The story takes places during the years right after the Communist takeover in 1948. It talks about the prověrky, a political screening; newly established committees made both of proletarian university students and a few former professors who met the ideological criteria would decide who should continue his/her studies and who should be expelled from his/her universities. Using such a topic, Škvorecký introduces the typical Czech Communist newspeak (e.g. živel (element), třída (class), dělnictví (proletariat), původ (origin)). As a response to this language, the narrator escapes into the “authentic” vulgar language that is paradoxically more human than that of the ideology.

The other topic of the story is the role of the image. Such an image, shaped according to the demands and needs of each era, allows Lizetka to make career under any circumstances. In a way quite similar to that of Václav Havel’s plays from the 1960s, Škvorecký shows the smoothness of one’s career after adapting one’s language and approach to the necessary ideological style.

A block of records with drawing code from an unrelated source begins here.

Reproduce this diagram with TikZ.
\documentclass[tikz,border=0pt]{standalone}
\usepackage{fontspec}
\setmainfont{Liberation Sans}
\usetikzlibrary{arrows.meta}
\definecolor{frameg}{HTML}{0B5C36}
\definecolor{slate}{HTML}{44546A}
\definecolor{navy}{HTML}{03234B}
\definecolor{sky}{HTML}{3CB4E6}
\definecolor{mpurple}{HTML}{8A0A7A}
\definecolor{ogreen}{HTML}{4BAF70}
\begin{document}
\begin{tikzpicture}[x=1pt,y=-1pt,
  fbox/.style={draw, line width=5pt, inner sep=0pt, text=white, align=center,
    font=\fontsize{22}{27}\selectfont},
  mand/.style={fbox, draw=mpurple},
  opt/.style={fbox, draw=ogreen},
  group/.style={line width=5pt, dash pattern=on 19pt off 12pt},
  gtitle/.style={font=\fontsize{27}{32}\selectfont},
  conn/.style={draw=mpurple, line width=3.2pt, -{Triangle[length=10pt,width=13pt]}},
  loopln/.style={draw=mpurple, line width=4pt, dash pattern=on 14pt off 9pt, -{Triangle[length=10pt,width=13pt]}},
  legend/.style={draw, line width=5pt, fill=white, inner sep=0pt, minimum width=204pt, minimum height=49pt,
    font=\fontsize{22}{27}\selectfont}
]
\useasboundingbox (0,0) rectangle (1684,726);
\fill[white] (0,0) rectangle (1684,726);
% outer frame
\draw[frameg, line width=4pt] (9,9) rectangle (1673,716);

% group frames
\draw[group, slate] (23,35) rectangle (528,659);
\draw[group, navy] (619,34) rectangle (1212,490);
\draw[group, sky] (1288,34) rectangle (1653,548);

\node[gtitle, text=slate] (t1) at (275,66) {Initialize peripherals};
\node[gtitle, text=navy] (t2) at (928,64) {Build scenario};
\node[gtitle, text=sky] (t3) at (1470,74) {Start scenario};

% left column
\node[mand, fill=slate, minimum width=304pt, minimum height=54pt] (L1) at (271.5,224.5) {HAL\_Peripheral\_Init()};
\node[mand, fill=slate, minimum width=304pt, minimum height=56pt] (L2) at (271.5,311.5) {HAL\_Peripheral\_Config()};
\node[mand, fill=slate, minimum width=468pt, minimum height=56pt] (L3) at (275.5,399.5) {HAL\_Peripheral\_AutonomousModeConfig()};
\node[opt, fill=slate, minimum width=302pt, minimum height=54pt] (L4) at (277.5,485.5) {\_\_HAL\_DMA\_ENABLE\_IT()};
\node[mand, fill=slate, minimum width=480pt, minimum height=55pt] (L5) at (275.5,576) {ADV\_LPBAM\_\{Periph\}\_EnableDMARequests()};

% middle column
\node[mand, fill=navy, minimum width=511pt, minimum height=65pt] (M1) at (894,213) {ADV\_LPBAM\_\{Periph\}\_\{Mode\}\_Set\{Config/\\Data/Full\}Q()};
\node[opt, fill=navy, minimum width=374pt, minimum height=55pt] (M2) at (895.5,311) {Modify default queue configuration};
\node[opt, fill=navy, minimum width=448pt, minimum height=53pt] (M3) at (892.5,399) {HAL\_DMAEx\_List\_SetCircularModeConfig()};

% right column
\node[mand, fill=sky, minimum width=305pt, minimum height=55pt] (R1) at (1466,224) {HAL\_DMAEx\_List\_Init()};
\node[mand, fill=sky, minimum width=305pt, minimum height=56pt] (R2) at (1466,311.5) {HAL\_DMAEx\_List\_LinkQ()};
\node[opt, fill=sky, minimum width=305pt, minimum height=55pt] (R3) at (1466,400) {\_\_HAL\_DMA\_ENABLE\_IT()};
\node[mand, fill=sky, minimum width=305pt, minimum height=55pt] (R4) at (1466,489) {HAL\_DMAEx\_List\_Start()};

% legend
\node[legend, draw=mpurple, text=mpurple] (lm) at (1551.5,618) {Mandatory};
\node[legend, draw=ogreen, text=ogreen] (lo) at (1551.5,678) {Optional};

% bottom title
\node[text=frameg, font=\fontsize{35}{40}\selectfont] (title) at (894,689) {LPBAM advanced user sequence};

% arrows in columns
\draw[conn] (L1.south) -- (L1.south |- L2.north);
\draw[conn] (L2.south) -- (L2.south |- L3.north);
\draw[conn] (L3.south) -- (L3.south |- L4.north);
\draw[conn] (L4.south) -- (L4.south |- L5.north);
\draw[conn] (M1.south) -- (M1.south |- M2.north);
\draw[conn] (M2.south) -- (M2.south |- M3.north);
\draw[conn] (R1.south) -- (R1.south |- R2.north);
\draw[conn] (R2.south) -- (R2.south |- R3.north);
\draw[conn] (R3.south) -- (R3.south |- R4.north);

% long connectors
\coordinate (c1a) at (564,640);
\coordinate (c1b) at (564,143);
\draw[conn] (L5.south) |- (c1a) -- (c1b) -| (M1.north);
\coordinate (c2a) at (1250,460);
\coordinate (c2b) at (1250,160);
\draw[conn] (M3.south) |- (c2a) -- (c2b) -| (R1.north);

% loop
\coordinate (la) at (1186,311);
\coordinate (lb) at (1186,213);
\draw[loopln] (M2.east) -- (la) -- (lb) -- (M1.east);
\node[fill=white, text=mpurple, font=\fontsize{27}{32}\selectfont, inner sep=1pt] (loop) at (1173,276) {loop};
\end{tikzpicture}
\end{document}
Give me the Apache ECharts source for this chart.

One might guess how much the story refers to real personae. Jan Nacamec [pronounced in Czech in the same way as Nadsamec (“supermale” fromnad “beyond” samec “male animal”) may stand for Pavel Kohout; it may be possible find an equivalent to Lizetka as well. Škvorecký, however, is more interested in types than in taking his revenge from the 1960’s point of view. Though he hyperbolizes and simplifies a lot, one aspect is evident: as a whole, Škvorecký finds the Czech reality of 1950’s bizarre, grotesque, and absurd enough to quote it, allude to it without the need of a writer’s fancy and imagination.

The story utilizes tension between the “high” ideological language and the “low” authentic vernacular. Some vulgar words play the role of boxes for emotions, disgust, and, last but not least, fascination with the events.